### [What you need to do]
Reproduce, word for word, the span of lines starting at the line holding "Rebuild this chart" and ending at the line holding "import * as". Omit every picture.

### [Extracted records]
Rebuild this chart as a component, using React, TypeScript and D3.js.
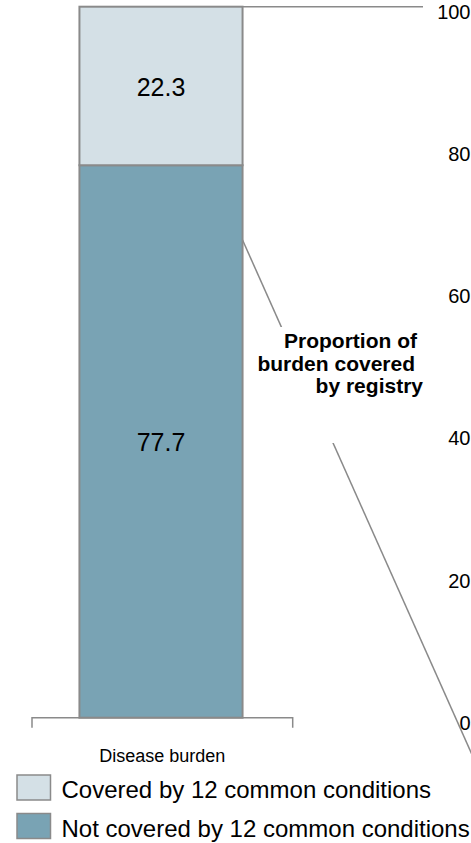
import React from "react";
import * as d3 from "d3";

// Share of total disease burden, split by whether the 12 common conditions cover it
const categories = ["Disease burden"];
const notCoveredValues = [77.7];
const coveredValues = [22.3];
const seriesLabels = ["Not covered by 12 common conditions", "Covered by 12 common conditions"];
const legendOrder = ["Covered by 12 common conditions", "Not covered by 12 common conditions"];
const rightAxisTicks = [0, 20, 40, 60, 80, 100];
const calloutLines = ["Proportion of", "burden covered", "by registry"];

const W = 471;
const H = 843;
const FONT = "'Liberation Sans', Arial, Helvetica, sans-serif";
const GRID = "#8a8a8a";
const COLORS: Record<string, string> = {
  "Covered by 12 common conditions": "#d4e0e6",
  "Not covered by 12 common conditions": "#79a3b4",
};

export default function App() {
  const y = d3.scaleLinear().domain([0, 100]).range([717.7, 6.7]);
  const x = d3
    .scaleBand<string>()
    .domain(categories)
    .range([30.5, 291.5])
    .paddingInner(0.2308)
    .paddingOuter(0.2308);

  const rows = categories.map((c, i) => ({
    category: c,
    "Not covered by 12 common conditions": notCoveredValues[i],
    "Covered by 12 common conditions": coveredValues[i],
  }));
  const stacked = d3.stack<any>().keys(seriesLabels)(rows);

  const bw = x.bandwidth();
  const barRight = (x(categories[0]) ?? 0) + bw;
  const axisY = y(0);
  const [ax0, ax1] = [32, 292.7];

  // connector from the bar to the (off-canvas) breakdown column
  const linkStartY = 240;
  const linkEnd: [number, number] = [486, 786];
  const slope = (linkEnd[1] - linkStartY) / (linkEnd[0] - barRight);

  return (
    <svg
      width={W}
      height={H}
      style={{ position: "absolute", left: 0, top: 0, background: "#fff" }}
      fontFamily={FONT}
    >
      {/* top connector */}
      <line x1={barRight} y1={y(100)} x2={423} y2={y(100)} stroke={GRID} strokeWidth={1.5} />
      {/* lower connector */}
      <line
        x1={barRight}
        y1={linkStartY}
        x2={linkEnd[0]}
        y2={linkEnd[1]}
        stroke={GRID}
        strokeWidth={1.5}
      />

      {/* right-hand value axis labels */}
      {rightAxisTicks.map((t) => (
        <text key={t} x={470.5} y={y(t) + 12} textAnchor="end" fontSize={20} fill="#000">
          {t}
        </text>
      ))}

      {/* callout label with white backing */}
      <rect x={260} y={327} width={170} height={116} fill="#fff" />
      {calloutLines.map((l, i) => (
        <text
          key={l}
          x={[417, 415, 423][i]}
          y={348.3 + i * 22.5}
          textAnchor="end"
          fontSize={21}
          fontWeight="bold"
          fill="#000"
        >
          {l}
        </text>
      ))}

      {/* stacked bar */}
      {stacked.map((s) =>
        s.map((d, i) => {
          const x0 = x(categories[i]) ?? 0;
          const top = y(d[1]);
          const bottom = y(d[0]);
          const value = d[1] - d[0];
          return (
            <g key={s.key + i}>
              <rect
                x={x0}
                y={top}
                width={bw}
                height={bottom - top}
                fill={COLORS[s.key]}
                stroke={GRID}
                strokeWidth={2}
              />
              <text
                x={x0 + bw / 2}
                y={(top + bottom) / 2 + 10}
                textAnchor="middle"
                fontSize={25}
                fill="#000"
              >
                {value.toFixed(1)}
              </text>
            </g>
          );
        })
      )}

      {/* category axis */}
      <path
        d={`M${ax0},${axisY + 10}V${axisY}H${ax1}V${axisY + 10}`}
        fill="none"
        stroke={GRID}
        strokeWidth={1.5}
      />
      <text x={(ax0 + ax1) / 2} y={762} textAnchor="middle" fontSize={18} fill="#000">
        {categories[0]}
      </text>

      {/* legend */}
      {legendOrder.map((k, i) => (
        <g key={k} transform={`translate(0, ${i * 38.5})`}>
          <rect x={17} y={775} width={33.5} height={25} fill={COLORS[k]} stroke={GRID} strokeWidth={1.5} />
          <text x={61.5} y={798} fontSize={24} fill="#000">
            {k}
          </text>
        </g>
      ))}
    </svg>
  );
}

...

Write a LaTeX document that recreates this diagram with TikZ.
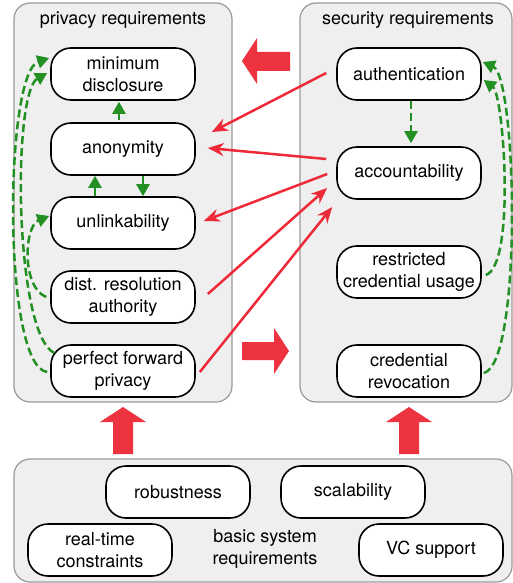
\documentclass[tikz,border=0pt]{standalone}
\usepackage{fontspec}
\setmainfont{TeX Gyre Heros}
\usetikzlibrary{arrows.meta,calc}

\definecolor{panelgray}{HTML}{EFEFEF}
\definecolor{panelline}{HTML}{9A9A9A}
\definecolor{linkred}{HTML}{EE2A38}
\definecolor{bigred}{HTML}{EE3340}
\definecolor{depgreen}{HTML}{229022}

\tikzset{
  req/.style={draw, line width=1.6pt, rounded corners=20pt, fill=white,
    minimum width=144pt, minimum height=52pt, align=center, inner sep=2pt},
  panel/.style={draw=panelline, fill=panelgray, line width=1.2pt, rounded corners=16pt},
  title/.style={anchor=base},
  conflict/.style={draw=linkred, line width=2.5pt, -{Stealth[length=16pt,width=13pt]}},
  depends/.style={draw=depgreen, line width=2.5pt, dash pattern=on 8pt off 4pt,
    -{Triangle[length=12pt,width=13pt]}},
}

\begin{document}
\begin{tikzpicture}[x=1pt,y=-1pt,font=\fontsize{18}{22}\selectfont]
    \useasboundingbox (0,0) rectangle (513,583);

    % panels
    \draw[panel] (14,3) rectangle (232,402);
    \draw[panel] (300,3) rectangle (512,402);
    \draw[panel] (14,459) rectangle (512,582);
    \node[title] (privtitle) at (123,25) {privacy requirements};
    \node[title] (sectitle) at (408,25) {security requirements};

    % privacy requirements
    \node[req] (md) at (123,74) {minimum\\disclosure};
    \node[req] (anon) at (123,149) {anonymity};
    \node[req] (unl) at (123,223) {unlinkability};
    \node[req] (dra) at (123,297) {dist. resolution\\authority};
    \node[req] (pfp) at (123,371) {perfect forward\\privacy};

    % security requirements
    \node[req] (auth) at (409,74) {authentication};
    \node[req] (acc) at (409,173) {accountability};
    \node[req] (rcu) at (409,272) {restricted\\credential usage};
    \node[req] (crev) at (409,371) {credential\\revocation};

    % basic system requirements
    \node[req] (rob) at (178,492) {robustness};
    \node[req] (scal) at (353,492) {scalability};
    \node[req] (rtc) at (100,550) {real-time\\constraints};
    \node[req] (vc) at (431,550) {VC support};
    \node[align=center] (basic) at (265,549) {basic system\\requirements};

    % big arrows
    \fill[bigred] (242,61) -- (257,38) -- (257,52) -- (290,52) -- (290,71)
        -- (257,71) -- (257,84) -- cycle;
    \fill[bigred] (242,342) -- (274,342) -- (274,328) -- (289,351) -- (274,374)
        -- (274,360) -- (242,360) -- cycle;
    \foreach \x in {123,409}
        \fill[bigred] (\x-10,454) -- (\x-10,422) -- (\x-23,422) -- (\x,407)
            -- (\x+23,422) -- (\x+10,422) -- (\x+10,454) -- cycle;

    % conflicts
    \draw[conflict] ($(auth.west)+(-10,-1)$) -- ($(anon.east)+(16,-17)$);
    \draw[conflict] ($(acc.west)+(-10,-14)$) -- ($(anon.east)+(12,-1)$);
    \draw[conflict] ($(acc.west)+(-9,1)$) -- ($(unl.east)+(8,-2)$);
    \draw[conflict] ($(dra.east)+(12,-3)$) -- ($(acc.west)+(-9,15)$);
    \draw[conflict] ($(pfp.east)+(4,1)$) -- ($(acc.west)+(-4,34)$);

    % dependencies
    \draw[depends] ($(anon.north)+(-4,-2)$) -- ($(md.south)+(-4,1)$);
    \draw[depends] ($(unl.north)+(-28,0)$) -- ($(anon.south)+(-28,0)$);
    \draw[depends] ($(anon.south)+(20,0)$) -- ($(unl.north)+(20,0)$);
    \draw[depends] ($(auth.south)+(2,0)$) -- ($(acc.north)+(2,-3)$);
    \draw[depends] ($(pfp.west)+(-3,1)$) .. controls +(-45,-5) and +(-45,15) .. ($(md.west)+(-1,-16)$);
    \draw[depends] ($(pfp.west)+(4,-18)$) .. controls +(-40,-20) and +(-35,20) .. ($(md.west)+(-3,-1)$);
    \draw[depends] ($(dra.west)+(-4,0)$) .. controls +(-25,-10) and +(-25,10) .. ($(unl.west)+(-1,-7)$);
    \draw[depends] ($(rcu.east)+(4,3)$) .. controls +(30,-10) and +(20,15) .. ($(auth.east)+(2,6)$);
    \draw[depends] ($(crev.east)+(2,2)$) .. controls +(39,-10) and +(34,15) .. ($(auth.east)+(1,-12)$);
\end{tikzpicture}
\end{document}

### [The response]
Rebuild this chart as a component, using React, TypeScript and D3.js.
import React from "react";
import * as d3 from "d3";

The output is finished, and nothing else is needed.